# Data to use

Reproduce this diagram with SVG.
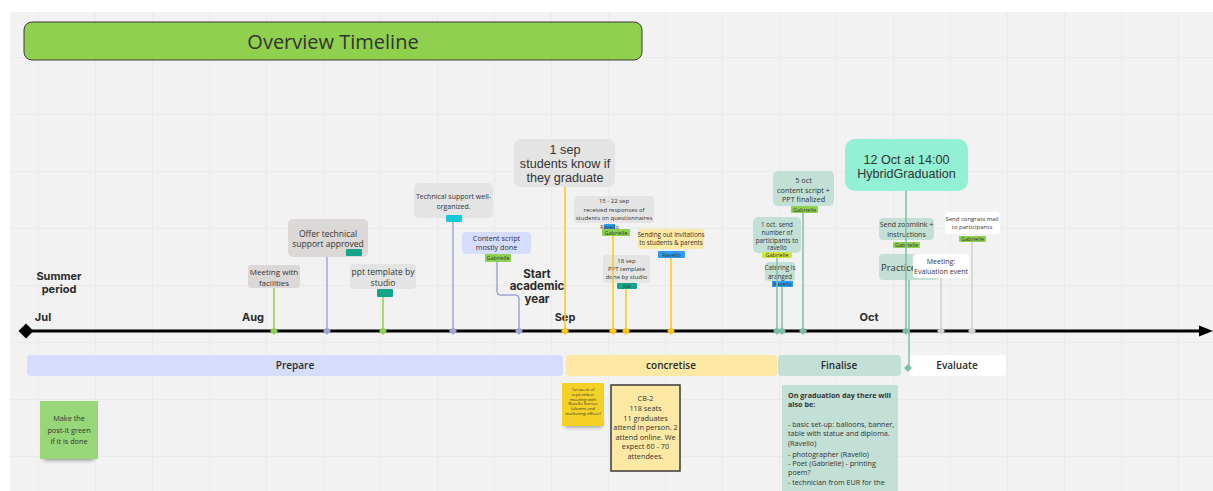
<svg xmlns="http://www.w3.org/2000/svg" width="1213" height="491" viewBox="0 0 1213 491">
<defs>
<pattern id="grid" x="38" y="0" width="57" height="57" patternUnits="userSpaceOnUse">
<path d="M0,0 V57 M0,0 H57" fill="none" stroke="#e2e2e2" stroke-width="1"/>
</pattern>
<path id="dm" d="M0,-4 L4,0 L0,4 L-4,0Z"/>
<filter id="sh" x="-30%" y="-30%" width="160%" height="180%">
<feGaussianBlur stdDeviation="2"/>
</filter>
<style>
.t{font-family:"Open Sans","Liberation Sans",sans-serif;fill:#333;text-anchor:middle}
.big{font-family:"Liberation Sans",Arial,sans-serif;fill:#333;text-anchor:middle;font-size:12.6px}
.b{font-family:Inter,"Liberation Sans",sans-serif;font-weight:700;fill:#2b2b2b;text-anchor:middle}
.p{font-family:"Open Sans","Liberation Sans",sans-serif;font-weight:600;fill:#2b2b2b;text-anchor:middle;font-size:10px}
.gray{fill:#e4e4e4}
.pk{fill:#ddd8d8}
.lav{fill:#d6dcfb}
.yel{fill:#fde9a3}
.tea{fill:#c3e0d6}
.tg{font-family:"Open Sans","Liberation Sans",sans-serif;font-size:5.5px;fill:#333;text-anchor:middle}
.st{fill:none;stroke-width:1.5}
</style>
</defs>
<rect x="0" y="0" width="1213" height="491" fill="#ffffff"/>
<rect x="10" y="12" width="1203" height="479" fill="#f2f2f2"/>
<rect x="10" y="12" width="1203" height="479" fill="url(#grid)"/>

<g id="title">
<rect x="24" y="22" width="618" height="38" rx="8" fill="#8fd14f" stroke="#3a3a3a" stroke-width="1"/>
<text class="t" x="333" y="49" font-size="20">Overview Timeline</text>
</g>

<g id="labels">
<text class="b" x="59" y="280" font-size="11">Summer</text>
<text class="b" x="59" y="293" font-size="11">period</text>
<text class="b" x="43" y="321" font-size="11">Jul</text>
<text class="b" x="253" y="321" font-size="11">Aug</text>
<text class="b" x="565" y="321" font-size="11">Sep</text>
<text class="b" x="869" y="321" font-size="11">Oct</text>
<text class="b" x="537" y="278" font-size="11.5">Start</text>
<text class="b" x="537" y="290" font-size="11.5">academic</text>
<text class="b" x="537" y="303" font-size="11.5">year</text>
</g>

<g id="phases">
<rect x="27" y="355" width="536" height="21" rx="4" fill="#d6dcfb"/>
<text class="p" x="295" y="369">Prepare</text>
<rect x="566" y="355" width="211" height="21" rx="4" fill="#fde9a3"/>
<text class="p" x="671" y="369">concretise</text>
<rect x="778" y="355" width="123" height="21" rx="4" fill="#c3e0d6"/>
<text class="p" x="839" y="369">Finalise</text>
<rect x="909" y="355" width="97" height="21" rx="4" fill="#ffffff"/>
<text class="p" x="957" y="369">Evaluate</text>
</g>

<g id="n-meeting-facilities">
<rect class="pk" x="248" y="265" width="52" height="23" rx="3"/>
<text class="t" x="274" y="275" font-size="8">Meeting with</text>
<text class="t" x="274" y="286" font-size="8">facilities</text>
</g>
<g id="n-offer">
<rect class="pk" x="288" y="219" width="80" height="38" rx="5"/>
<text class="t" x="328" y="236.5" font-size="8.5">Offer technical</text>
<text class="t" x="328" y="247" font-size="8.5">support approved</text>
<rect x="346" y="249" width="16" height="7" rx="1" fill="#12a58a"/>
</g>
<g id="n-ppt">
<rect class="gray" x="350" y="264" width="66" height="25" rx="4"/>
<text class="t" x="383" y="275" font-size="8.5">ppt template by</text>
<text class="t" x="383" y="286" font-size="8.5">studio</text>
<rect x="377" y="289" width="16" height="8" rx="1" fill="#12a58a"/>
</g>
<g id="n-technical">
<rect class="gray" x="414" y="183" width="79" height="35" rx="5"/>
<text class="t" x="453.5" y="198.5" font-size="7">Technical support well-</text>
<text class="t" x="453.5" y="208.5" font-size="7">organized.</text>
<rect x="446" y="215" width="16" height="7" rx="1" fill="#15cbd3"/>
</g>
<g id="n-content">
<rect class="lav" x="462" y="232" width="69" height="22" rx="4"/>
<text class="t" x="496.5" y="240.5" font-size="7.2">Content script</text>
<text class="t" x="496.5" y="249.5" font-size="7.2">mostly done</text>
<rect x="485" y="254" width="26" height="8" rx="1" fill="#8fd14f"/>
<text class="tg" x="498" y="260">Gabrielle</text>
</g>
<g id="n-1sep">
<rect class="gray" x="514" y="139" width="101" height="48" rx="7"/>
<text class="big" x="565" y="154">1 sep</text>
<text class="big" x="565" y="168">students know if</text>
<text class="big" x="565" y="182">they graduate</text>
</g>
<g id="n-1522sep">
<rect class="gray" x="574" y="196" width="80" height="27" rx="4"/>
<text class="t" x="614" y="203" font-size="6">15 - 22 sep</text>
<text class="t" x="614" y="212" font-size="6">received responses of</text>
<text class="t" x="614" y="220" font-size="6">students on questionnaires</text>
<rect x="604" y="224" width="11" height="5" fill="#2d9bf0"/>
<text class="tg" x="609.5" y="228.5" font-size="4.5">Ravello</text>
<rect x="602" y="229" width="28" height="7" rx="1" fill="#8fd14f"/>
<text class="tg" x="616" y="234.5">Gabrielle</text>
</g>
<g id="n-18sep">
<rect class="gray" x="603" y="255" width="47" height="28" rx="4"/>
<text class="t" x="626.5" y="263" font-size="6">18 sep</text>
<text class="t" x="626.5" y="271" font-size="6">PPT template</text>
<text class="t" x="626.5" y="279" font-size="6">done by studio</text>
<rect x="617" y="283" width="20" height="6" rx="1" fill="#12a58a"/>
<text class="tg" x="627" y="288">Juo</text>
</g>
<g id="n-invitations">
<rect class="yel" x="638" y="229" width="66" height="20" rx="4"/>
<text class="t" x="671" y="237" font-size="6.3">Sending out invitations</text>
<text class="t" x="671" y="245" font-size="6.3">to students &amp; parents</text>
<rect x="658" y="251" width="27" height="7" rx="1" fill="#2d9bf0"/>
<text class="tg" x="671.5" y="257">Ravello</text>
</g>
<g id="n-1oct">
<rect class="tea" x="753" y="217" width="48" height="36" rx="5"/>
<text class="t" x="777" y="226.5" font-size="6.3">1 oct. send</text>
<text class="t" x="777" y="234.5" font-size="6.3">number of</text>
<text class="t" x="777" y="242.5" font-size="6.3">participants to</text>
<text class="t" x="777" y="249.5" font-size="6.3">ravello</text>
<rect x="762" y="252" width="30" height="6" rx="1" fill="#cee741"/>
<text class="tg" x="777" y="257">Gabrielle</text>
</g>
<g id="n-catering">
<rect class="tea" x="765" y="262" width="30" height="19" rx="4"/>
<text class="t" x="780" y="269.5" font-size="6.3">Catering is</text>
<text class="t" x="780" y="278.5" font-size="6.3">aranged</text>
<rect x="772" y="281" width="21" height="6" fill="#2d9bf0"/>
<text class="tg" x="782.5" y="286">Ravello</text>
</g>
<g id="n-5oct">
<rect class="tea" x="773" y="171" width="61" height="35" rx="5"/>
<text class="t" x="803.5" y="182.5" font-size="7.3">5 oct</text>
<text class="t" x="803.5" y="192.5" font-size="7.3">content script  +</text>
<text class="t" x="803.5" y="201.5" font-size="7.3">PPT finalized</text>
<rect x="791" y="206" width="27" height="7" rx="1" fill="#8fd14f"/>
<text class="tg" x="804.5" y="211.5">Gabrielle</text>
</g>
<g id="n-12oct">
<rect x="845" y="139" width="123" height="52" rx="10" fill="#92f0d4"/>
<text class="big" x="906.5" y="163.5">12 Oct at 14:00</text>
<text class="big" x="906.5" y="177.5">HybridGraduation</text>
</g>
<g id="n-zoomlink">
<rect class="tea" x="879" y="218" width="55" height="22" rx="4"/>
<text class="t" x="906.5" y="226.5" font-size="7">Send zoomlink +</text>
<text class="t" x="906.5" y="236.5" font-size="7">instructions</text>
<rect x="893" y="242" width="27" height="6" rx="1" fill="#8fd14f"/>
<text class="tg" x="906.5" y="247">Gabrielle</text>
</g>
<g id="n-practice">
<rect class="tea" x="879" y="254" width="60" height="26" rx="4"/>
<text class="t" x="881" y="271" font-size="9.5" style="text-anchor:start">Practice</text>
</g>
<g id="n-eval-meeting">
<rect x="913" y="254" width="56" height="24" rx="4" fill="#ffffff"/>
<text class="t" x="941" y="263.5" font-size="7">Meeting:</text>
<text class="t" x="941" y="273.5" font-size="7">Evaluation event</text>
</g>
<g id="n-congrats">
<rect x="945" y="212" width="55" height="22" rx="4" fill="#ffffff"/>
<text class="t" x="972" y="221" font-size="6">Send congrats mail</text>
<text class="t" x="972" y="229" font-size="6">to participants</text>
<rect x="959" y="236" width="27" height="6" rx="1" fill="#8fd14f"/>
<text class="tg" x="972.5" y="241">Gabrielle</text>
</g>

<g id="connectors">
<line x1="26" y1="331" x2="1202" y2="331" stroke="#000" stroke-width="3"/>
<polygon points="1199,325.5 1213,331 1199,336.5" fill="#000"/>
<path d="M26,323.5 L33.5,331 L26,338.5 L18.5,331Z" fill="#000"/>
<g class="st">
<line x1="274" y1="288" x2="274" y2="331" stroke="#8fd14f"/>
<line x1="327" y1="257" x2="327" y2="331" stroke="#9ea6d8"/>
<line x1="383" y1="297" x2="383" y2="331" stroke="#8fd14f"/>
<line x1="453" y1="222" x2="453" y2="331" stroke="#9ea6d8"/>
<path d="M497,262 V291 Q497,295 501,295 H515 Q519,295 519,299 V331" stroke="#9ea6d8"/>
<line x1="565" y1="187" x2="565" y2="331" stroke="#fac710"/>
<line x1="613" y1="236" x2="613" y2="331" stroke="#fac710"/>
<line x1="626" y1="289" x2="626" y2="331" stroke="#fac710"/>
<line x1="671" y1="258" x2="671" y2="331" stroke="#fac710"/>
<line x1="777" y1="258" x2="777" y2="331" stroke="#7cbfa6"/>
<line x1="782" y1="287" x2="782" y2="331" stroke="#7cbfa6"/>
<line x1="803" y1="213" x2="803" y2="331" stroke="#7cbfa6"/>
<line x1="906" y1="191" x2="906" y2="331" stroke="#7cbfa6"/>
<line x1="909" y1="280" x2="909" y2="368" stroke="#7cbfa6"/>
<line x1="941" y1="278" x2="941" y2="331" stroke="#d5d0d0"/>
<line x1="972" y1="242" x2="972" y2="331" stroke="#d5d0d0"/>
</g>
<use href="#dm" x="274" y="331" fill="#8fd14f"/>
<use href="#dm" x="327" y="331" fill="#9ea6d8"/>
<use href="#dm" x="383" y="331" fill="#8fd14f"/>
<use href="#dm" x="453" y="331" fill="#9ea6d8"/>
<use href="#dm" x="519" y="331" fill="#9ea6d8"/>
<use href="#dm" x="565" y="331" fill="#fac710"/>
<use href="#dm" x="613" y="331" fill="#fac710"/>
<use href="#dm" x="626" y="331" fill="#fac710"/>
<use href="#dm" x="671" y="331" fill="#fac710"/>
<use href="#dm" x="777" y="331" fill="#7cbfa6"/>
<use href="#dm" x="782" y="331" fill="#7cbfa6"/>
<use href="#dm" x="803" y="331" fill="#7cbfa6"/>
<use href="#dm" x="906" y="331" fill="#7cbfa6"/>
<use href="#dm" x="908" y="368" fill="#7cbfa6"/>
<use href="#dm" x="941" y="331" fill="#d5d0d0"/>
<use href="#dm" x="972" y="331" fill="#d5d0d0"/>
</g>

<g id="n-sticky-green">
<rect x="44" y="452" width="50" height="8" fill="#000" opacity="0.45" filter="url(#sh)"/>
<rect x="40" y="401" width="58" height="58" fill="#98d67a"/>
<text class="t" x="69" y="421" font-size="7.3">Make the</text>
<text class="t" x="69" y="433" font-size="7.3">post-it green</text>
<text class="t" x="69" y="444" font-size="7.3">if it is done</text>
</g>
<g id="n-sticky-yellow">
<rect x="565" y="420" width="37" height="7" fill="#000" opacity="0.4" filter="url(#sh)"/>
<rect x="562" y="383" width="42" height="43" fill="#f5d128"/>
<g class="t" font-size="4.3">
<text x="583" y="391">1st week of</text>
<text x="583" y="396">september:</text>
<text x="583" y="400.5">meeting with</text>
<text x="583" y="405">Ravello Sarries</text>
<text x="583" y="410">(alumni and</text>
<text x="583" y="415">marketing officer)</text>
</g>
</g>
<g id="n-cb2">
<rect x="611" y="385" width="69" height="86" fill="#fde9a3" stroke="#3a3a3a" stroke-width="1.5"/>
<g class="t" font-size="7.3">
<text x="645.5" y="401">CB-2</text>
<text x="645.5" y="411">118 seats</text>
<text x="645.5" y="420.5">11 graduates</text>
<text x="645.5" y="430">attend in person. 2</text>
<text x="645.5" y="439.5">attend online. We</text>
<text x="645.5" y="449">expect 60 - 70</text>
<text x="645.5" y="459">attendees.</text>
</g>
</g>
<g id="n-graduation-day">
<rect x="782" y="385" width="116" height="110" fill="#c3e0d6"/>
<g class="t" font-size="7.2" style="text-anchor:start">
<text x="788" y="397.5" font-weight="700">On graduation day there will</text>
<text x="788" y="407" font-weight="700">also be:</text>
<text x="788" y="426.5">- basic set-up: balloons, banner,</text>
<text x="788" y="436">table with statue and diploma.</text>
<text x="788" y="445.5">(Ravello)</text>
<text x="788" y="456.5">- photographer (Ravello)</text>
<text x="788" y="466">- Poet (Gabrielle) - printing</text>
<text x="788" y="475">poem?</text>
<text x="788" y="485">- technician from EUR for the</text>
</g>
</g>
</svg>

==

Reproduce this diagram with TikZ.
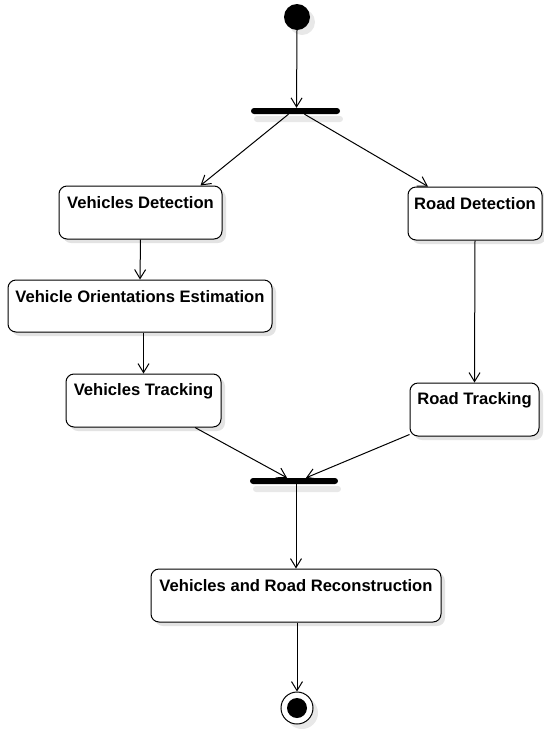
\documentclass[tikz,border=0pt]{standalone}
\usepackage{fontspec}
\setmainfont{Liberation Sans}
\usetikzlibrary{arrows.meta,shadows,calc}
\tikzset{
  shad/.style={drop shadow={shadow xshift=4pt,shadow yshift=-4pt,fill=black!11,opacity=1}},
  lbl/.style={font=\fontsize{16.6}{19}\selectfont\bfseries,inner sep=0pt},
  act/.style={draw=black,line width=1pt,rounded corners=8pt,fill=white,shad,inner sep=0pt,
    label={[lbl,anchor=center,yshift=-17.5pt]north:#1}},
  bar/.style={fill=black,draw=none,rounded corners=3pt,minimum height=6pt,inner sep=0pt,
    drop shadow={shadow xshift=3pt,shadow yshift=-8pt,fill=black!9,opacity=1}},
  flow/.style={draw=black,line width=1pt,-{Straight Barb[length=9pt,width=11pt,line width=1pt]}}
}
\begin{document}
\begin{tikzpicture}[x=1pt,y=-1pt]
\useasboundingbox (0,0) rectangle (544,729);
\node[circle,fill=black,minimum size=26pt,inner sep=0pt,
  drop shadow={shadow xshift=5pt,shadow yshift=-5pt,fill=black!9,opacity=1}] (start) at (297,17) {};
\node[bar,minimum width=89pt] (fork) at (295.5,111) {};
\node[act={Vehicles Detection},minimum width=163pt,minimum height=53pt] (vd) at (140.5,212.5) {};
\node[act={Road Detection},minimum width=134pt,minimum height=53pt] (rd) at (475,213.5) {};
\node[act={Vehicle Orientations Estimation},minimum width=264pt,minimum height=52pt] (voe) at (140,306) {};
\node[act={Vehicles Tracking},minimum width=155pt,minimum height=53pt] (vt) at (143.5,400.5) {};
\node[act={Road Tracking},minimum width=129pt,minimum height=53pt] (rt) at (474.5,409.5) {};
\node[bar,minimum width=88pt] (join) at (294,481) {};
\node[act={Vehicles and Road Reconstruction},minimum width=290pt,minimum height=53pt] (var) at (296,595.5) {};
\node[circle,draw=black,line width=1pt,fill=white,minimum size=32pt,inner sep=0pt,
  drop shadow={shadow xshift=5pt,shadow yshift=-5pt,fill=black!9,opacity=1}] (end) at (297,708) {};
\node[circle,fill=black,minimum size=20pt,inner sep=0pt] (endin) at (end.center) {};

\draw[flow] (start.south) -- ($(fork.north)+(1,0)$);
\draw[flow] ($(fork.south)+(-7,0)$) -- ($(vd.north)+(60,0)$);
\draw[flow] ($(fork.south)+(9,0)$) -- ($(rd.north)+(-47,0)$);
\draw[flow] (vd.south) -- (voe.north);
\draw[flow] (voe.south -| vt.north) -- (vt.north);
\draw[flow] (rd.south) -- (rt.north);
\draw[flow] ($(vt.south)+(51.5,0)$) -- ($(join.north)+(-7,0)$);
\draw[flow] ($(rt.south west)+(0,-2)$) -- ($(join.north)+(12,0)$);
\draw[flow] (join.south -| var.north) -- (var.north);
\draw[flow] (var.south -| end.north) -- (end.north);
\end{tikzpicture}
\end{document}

* * *

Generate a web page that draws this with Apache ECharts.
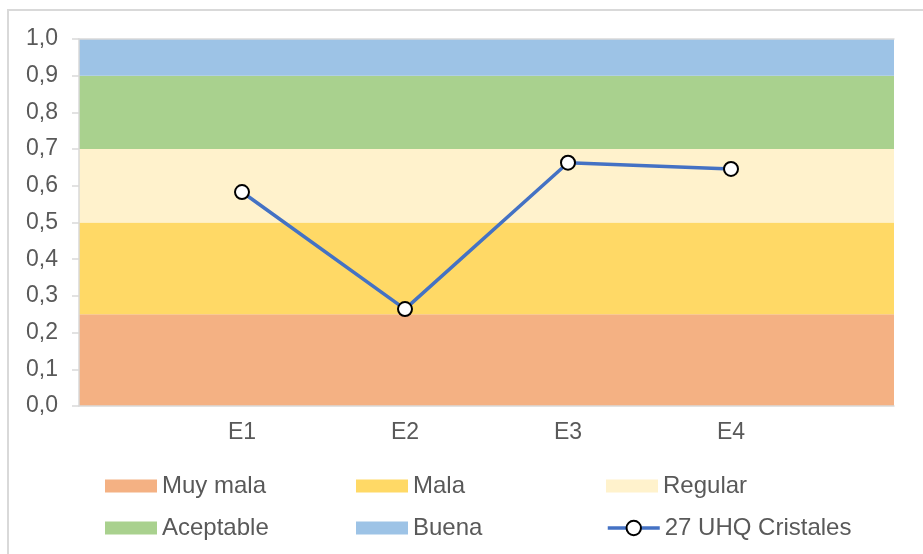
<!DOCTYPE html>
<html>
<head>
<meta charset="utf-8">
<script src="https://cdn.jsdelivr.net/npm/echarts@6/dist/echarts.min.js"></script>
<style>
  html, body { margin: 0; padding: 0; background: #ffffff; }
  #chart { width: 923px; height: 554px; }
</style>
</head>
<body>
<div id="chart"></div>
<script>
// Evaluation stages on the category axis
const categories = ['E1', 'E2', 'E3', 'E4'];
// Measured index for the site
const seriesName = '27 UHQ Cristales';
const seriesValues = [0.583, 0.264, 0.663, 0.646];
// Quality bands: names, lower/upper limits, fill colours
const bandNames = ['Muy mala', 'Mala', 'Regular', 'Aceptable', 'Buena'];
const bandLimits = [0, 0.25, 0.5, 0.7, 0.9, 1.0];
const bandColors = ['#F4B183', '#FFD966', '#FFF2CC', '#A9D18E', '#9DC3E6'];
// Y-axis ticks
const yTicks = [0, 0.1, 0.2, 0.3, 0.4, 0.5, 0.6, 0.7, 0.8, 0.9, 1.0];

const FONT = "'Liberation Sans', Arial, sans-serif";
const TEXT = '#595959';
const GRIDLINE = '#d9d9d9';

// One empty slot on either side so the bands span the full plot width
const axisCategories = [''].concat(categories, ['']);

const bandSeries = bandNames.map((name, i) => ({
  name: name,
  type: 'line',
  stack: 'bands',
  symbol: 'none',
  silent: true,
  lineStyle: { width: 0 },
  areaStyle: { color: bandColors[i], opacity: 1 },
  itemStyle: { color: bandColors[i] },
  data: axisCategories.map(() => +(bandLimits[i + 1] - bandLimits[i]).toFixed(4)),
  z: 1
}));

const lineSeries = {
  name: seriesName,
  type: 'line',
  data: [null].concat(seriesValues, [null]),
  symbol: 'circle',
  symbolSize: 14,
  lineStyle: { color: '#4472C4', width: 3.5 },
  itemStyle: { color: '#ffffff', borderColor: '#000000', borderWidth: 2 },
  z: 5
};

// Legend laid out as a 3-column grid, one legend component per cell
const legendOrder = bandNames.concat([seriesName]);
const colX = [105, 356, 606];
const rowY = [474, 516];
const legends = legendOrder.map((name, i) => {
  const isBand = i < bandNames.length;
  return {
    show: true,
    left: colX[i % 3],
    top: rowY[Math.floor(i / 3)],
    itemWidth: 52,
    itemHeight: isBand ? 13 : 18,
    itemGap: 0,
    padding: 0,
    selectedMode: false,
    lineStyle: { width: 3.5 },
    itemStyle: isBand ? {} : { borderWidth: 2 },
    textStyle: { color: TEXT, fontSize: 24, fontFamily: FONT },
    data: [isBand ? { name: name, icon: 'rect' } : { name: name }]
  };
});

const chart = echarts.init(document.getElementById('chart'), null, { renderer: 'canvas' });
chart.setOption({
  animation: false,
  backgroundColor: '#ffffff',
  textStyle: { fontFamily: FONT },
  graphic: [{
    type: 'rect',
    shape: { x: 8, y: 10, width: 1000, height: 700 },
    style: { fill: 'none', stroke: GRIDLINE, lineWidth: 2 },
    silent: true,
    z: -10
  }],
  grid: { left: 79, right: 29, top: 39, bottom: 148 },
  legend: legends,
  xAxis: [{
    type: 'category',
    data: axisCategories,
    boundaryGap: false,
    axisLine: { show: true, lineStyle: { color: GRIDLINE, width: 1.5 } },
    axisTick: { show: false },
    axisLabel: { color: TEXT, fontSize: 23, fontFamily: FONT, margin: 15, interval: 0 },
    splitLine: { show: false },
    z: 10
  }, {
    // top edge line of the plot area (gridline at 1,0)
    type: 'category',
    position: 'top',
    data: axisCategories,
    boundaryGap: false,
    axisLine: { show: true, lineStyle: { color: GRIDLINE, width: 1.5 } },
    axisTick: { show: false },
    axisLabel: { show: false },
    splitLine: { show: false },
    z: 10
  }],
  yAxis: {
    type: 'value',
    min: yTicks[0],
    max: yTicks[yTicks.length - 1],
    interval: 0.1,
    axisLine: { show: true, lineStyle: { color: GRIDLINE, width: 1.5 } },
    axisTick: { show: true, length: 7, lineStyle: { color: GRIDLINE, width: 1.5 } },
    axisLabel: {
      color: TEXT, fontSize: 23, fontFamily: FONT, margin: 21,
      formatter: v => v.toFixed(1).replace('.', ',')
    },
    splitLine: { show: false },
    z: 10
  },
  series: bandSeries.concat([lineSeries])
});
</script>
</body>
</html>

# Task to carry out
Pull out every line in the material above where "diagram" occurs.

# The reply
Reproduce this diagram with SVG.
Reproduce this diagram with TikZ.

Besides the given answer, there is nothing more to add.